News

New York investigates measures to reduce flight delays

31 Oct 2007 by Mark Caswell

The Port Authority of New York and New Jersey has announced recommendations to reduce current flight delays and congestion that are the result of a continuing increase in air traffic.

The proposals come in direct response to the Federal Aviation Administration’s recommendations to deal with the problems by cutting flights at JFK to 80 per hour. This restriction would be the equivalent to the cap on air traffic at JFK in the late 1960s. The Port Authority has argued that this would not solve the problem realistically. Said Anthony E. Shorris, executive director of the Port Authority:

“The FAA’s action would simply put a ‘No Vacancy’ sign up at one of the nation’s busiest airports and then walk away from the problem. Cutting the number of flights at one airport to levels not seen in almost 40 years and declaring victory isn’t a solution."

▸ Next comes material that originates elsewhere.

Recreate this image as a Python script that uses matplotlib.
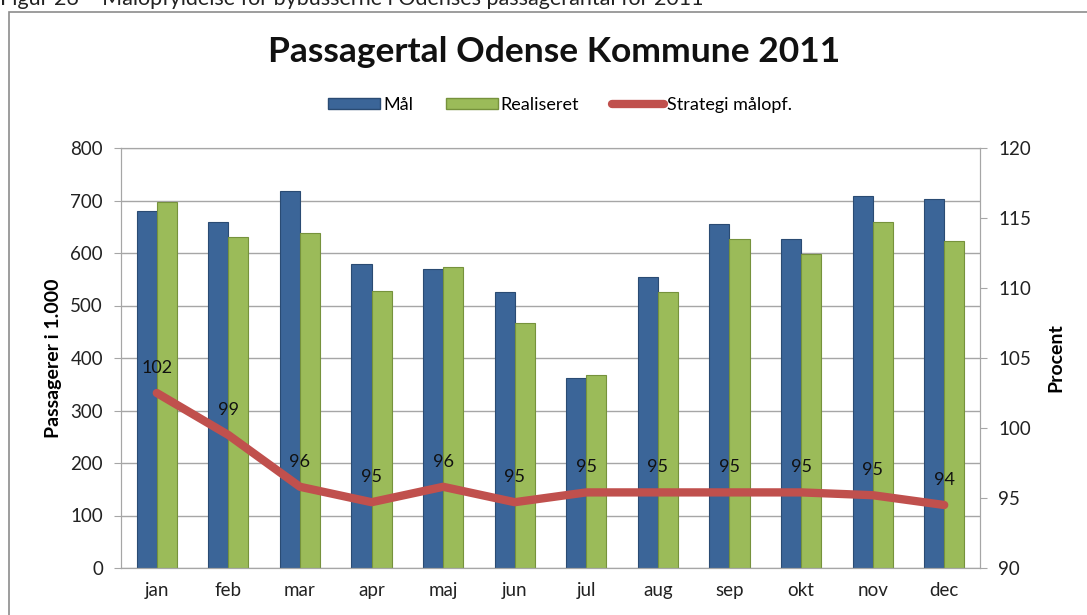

Since March 2006 flight demand at JFK has increased by 41 per cent, so If the FAA had implemented a cap last year, JFK airport would have had to turn away around 10,000 passengers per day.

“Unfortunately, the FAA’s approach of cutting flights at JFK isn’t a solution, in fact it’s potentially a recipe for worsening the problem by pushing growing passenger demand to other airports," said Anthony Coscia, Port Authority chairman.

“We face a crisis right now and real solutions mean meeting the demands of families and businesses who need to fly, expanding capacity to allow the system to continue to grow, and working to treat all customers better."

The Port Authority hopes that the problems will instead be overcome by introducing 17 new initiatives which will essentially aim to expand capacity through the use of new technology, use of the newly acquired Stewart International Airport, better management of planes in-flight and on the ground, and improved customer service during delays.

Among the recommendations the Port Authority hopes will reduce delays include: installing advanced ground surveillance systems to allow more efficient management of take-offs and landings, adding an additional westbound departure route, adding taxiways to handle more aircraft, and improving navigation systems to reduce space between planes in-flight.

The Port Authority has since called on congress to pass the ‘FAA Reauthorisation Bill’ in order to fund and oversee the FAA in the implementation of these potential solutions.